_Information shown_
——————

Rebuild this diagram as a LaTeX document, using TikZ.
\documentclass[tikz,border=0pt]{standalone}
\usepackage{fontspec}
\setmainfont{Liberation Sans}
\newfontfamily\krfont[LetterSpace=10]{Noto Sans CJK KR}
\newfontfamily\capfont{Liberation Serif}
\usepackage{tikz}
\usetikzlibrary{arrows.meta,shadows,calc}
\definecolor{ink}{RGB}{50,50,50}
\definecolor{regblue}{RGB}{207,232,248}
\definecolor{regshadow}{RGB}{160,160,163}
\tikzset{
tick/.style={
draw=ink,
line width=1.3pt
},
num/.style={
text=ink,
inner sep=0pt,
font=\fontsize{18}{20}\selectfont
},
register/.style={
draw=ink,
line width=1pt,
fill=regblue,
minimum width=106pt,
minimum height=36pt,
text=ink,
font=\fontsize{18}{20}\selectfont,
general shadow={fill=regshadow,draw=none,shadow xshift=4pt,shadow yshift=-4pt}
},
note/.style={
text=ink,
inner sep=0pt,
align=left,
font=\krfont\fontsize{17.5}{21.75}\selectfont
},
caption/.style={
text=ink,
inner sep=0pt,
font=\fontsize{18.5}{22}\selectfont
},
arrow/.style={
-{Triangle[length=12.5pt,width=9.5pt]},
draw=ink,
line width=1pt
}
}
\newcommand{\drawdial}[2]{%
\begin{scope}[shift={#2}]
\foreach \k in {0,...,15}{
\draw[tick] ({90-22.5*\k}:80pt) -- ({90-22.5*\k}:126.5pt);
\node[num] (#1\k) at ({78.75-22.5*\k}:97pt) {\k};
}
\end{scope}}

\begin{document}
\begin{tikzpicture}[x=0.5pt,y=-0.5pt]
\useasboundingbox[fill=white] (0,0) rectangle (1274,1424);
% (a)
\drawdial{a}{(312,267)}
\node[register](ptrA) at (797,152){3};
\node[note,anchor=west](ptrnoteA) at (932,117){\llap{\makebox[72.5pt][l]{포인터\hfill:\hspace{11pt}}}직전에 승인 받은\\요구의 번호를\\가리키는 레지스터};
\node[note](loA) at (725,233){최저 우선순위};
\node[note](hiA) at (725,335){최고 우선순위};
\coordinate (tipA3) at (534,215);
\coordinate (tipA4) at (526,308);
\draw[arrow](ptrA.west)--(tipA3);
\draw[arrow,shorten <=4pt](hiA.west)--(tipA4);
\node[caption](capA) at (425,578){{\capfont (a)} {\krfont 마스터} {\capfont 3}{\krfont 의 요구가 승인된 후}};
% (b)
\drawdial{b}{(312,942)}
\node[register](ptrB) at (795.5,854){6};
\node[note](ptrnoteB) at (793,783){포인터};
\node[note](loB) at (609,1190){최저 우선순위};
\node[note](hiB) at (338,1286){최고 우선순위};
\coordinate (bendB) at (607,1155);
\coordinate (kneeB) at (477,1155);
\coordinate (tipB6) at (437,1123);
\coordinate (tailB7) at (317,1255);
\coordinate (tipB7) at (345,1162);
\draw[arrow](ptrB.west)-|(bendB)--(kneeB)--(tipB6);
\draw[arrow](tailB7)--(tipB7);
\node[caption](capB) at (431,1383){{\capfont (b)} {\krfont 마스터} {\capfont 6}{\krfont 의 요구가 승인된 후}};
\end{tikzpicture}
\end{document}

——————

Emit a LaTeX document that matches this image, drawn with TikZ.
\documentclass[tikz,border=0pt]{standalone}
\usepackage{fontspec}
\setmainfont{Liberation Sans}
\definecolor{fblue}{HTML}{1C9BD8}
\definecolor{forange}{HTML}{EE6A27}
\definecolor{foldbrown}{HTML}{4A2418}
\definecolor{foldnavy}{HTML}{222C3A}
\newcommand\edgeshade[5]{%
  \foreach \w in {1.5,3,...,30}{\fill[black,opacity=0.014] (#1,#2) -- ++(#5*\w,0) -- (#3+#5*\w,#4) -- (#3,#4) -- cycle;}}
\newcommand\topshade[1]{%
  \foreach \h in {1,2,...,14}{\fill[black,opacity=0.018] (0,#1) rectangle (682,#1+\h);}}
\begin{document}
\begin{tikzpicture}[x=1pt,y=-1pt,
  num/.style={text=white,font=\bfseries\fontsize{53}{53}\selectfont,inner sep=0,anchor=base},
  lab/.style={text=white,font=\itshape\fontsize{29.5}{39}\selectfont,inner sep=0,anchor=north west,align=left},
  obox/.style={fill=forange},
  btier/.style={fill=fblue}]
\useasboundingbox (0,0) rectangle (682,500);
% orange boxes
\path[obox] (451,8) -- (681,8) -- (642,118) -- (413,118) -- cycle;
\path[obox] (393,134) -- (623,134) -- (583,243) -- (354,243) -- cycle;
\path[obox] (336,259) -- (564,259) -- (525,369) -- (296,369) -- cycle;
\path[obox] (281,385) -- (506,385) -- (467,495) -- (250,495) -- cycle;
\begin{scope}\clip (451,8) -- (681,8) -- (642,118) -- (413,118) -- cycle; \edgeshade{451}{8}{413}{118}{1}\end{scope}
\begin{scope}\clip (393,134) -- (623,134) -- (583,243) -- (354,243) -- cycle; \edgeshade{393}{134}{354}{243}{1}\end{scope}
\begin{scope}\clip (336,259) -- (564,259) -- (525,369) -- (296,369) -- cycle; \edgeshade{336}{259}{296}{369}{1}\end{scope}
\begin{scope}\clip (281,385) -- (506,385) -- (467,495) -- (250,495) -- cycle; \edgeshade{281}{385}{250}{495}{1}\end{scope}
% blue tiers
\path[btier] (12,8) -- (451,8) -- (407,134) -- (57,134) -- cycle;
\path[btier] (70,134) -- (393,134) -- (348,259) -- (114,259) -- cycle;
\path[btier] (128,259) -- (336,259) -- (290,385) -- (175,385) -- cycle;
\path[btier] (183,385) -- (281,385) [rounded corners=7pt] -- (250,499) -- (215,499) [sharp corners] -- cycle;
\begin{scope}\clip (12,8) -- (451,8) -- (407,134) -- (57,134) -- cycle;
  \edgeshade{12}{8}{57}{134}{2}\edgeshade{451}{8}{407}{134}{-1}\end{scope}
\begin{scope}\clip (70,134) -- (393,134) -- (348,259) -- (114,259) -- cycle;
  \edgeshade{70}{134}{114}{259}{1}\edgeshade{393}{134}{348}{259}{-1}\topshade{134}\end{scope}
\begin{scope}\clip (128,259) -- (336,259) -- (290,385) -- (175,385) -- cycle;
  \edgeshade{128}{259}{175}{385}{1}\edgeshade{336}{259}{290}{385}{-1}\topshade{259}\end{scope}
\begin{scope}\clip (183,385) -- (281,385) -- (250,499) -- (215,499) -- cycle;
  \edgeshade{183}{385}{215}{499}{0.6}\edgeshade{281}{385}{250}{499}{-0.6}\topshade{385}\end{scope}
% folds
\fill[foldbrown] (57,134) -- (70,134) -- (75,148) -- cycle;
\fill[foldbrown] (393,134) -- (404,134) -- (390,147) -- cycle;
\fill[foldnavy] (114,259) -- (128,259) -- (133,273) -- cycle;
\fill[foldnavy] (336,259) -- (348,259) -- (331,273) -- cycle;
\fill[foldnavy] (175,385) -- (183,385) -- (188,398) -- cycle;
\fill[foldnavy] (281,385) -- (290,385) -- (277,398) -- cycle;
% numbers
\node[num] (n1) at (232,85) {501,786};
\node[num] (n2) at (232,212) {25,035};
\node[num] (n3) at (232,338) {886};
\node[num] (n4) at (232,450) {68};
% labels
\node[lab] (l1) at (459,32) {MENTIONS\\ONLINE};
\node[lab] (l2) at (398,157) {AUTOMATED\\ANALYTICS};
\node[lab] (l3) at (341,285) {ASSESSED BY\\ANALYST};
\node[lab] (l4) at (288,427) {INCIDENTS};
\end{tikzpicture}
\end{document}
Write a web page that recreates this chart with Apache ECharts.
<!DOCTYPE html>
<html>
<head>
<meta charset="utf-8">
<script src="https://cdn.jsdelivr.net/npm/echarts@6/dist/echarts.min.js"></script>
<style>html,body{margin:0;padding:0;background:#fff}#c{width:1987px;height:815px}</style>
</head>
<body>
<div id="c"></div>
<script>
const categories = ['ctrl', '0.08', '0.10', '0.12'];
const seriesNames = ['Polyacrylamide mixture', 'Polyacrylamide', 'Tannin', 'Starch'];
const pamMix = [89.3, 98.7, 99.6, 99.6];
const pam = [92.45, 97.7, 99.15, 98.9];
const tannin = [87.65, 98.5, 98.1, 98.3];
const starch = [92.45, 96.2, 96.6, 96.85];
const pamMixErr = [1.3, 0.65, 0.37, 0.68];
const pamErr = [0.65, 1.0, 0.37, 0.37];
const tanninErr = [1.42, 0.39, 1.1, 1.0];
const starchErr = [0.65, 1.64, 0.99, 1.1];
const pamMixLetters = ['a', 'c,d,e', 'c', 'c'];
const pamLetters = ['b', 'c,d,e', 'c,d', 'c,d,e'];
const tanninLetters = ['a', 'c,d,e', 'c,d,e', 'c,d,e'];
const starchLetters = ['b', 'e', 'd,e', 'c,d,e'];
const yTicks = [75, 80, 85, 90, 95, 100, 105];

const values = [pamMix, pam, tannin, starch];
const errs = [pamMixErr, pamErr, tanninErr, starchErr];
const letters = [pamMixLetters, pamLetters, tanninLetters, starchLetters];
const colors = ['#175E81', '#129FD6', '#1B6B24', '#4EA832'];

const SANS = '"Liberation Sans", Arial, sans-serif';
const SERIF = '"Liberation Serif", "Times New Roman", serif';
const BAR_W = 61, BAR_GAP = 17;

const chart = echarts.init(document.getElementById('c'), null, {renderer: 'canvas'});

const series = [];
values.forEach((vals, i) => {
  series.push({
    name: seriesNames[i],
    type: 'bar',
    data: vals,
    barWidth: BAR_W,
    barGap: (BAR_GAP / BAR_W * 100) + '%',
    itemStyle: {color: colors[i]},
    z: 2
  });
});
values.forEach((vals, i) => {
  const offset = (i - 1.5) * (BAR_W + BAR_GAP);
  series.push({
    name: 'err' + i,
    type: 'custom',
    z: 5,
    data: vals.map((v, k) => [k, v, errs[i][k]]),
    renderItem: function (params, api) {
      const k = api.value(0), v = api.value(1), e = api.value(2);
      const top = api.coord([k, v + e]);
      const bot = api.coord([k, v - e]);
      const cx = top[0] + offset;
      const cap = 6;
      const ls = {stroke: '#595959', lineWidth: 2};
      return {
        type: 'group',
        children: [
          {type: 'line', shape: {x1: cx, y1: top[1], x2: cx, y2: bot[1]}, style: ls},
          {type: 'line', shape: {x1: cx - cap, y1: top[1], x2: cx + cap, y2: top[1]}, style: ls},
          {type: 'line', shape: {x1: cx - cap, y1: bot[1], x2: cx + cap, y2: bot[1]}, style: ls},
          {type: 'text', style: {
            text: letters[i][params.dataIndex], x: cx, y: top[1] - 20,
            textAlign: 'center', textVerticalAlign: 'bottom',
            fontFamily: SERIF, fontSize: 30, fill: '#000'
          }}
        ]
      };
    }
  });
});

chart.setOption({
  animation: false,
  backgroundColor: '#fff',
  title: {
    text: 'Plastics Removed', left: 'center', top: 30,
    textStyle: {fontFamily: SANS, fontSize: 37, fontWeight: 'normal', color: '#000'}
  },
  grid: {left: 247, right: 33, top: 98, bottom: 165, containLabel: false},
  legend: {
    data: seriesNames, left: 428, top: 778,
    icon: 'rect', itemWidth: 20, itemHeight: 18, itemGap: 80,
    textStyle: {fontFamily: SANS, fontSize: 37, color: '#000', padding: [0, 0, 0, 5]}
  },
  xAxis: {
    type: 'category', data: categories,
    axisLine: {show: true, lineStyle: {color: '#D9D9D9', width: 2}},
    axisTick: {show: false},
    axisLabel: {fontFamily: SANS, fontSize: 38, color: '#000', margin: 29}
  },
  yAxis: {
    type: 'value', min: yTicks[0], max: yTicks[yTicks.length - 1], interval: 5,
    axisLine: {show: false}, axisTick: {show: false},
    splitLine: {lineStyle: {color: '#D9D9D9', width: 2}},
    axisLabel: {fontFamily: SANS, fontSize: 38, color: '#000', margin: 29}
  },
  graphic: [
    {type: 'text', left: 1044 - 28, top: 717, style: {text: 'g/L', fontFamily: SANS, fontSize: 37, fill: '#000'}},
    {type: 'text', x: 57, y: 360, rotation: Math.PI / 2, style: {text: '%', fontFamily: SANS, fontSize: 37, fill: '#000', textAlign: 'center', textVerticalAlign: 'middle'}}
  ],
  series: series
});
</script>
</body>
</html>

——————

Give only the count of lines in which the string "that" appears.

2